とても優しく、病気の人を癒したり、困っている人を助けたり、パンの奇跡を起こしたり、嵐を沈めたりしましたが、ファリサイ派の人々やサドカイ派の人それぞれの信仰心を奇跡で変えようとしてはいないのです。いうことは言いますが、彼らの好きなようにさせておいているのです。しかも、今は、そのユダヤ教の人たちから追われて逃げてきているような有様です。
しかし、ペトロはここでは、「あなたはメシア、生ける神の子です」と答えます。
イエスのこれまでの行動、こどばを受け入れ、自分から信仰告白をされました。
そして、それを聴いたイエスは「シモン・バルヨナ、あなたは幸いだ。あなたにこのことを現したのは、人間ではなく、わたしの天の父なのだ。わたしも言っておく。あなたはペテロ。わたしはこの岩の上に教会を建てる。黄泉の力もこれには対抗できない。わたしはあなたに天の国の鍵を授ける。あなたが地上でつなぐことは、天上でもつながれる。あなたが地上で解くことは天井でも解かれる」とペトロに権威を与えられました。
これもまた驚くことです。
イエスはペトロを神以上のものにするといわれたように思います。
果たしてペトロはどうしたか?
教会は建てずに、イエスを裏切る結果となりました。
それ故に、イエスは十字架によって葬り去られてしまいました。
天上の鍵を預かったペテロがもし、イエスのことばに反し、裏切らなかったら、
この世はまた変わったものになっていたかもしれません。
イエスが教会を作っていきつづけていたのかもしれません。

しかし、ペトロはイエスについて3回知らないと白を切り、十字架刑につくような状態にさせていまいました。ペトロはその後、悔い改めて、イエスの復活後、イエスに出会い、「愛するか」とイエスに問われるわけです。3回問われるのですが、このとき、イエスはペトロを愛していているんだ、天の国の鍵を与えるくらい信頼しているだ、と言ったようにも思います。ペテロはそのようなイエスの愛を聖霊を受け、教会を作っていったのでしょう。
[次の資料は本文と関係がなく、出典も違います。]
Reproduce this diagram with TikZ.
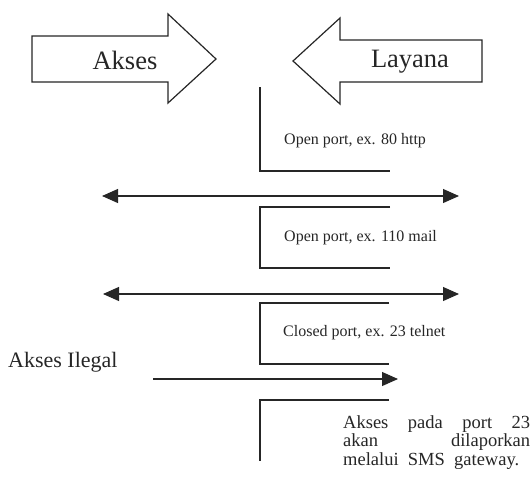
\documentclass[tikz,border=0pt]{standalone}
\usepackage{fontspec}
\setmainfont{Liberation Serif}
\usetikzlibrary{arrows.meta}

\tikzset{
  blockarrow/.style={draw=black!85, line width=1.2pt, fill=white, line join=miter},
  bracket/.style={draw=black!85, line width=1.1pt},
  flow/.style={draw=black!85, line width=1.1pt, -{Triangle[length=16pt,width=14pt]}},
  twoway/.style={draw=black!85, line width=1.1pt, {Triangle[length=16pt,width=14pt]}-{Triangle[length=16pt,width=14pt]}},
  bigtext/.style={font=\fontsize{26.5}{30}\selectfont, inner sep=0pt, text=black!85},
  porttext/.style={font=\fontsize{16}{19}\selectfont, inner sep=0pt, anchor=west, text=black!85},
}
\newcommand{\spreadline}[2]{\leavevmode\hbox to #1{#2}}

\begin{document}
\begin{tikzpicture}[x=1pt, y=-1pt]
\useasboundingbox (0,0) rectangle (531,480);

% block arrows at the top
\draw[blockarrow] (32,36) -- (168,36) -- (168,14) -- (216,59) -- (168,103) -- (168,82) -- (32,82) -- cycle;
\draw[blockarrow] (293,61) -- (340,18) -- (340,40) -- (482,40) -- (482,82) -- (340,82) -- (340,104) -- cycle;
\node[bigtext] (akses) at (125,60) {Akses};
\node[bigtext] (layana) at (410,62) {Layana};

% port brackets
\coordinate (b1a) at (260,87);  \coordinate (b1b) at (260,171); \coordinate (b1c) at (390,171);
\coordinate (b2a) at (390,207); \coordinate (b2b) at (260,207); \coordinate (b2c) at (260,268); \coordinate (b2d) at (390,268);
\coordinate (b3a) at (389,303); \coordinate (b3b) at (260,303); \coordinate (b3c) at (260,364); \coordinate (b3d) at (389,364);
\coordinate (b4a) at (389,400); \coordinate (b4b) at (260,400); \coordinate (b4c) at (260,461);
\draw[bracket] (b1a) -- (b1b) -- (b1c);
\draw[bracket] (b2a) -- (b2b) -- (b2c) -- (b2d);
\draw[bracket] (b3a) -- (b3b) -- (b3c) -- (b3d);
\draw[bracket] (b4a) -- (b4b) -- (b4c);

\node[porttext] (p80) at (284,141) {Open port, ex. 80 http};
\node[porttext] (p110) at (284,238) {Open port, ex. 110 mail};
\node[porttext] (p23) at (283,333) {Closed port, ex. 23 telnet};

% traffic through the open ports
\coordinate (l1) at (102,196); \coordinate (r1) at (459,196);
\coordinate (l2) at (103,294); \coordinate (r2) at (459,294);
\draw[twoway] (l1) -- (r1);
\draw[twoway] (l2) -- (r2);

% illegal access
\node[font=\fontsize{22}{26}\selectfont, inner sep=0pt, anchor=west, text=black!85] (ilegal) at (8,362) {Akses Ilegal};
\coordinate (i1) at (153,379); \coordinate (i2) at (398,379);
\draw[flow] (i1) -- (i2);

% note, justified line by line
\node[anchor=north west, inner sep=0pt, text width=187pt, align=left,
      font=\fontsize{18.5}{18.5}\selectfont, text=black!85] (note) at (343,415)
  {\spreadline{187pt}{Akses\hfill pada\hfill port\hfill 23}\\
   \spreadline{187pt}{akan\hfill dilaporkan}\\
   \spreadline{176pt}{melalui\hfill SMS\hfill gateway.}};
\end{tikzpicture}
\end{document}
この聖書の箇所からペトロを教祖とする教会がカトリック教会となって、現在まで続いています。

天上の鍵とは、天の国を人の力で動かすことのできる鍵です。これを普通の貧しい漁師であるペトロに渡したイエス。そして裏切られても、復活し、愛し、教会を建てるチャンスを与えるイエス。その、恐れ多い、祝福を用意されているイエスが私たちと共にいるのです。天の国を用意し、しかも、今も共にいて下さり、おそらく、ペトロのような人には、天国の鍵さえを渡すようなイエス・キリスト、この方、と共にいるくらい幸せなことはないと思います。

天の国の鍵はペトロだけによういされたものでしょうか?
それは違うと思います。私たち一人一人に与えられている物だと思います。
それを用いて、この世で何をすることができるのでしょうか?
私たちに自由が与えられているということでしょう。イエスを裏切るもよし、従うもよし、という自由です。
さて、わたし達はどちらを選びますか。
わたしはどうしてもイエスに従う道を選ばざるを得ないと思っています。
なぜなら、イエスは、雑談するような場所でも、いつも私と共にいるということに気づかされているからです。
しかも、天国を動かす、鍵さえも授けると語ったイエスが共にいると信じているものですから、このような、素晴らしい方なら、感謝して、喜んでしたがって生きたいと思います。
そして、主によって集められた教会、私たちに天の鍵さえも与えてくれているイエスに感謝を捧げる、祈りの家を建てることができますなら、幸いと思っています。